Wanita yang sehari-harinya menjadi Dosen Universitas Islam Negeri Sunan Kalijaga ini menjelaskan maksud temanya. “Jadi meremajakan atau menyegarkan kembali semangat hijrah karena kita dalam beberapa hari akan memasuki tahun baru Hijriah 1445,” ungkap Siti Syamsiyatun, Jumat (14/7/2023) malam.

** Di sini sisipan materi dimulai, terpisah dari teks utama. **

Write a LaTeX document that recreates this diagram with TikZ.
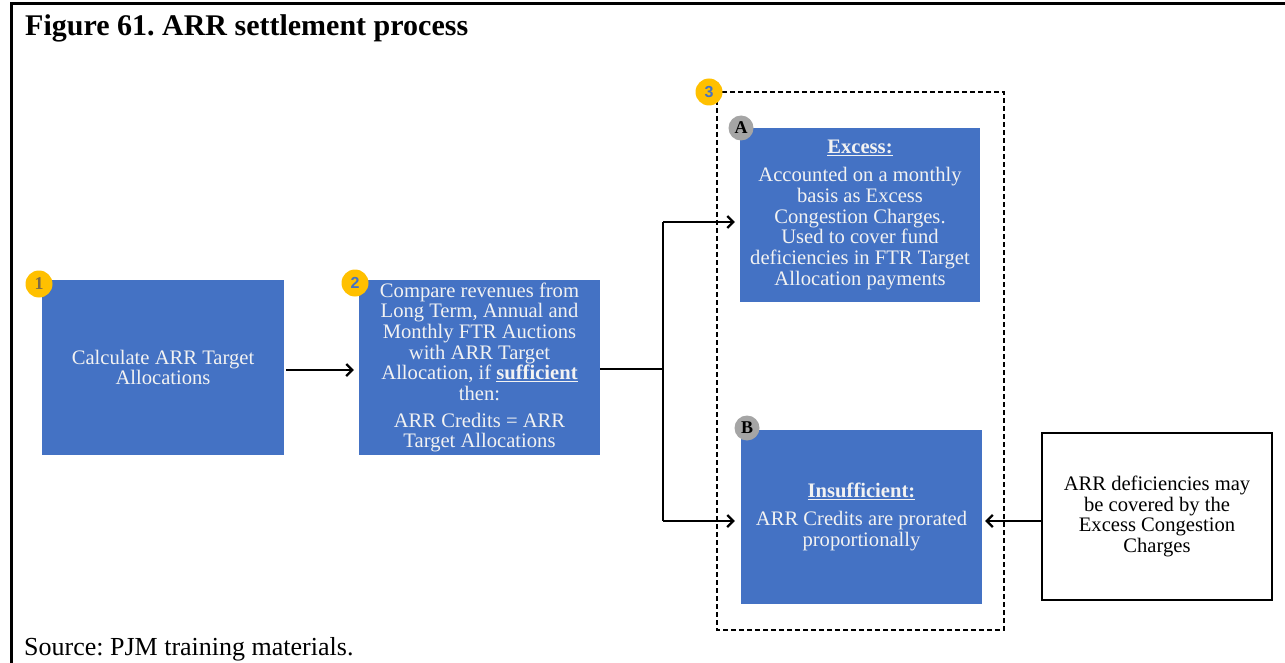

Mengapa perlu meremajakan kembali? Syamsiyatun menerangkan, di akhir tahun ini marak gerakan hijrah dari berbagai kalangan yang perlu mendapat sambutan baik. “Muhammadiyah beserta seluruh ortomnya mesti bersikap proaktif, positif, terhadap gerakan-gerakan ini,” imbaunya.
Di sisi lain, dia juga melihat ada indikasi penyempitan makna hijrah itu sendiri. Misalnya, Syamsiyatun pernah menemui orang yang berkomentar, “Itu seragam Aisyiyah kok tidak syar’i!”
Mendengar komentar ini, Syamsiyatun balik bertanya maksud syar’i menurut pandangan orang tersebut. “Yang syar’i itu yang gelap, panjang,” jawabnya.
Dari sini Syamsiyatun menyimpulkan, maksud komentar itu ialah berhijrah dengan mengubah penampilan. “Pemaknaan syar’i menjadi ada penyempitan,” ungkapnya di hadapan jamaah online dari berbagai penjuru Indonesia yang hadir melalui Zoom maupun kanal Youtube tvMu.
Selain itu, Syamsiyatun juga menemui ada kultur instan saat berhijrah. “Ada orang-orang ingin belajar agama, kemudian belajar dari YouTube dalam waktu 1-2 kali pertemuan, kemudian dia sudah merasa inilah yang paling benar. Kemudian dia menyalahkan teman-temannya, saudaranya, yang mempraktikkan berbeda,” jelas ibu yang pernah bergiat di Majelis Tarjih dan Tajdid PP Muhammadiyah itu.
Dampaknya, muncul low level of thinking. Yakni polarisasi berdasarkan pertimbangan yang tidak matang, instan, dan tidak suka berpikir kompleks. “Ini aku, ini bukan aku,” contohnya.
Hal ini menimbulkan kecenderungan pemikiran tertutup dan enggan membaca fenomena yang lebih kompleks. Syamsiyatun mencontohkan, “Saya pokoknya dengan ustad ini saja, ndak mau dengan yang lain. Pokoknya menurut saya pakaian yang syar’i yang begini saja lainnya tidak, misalnya.”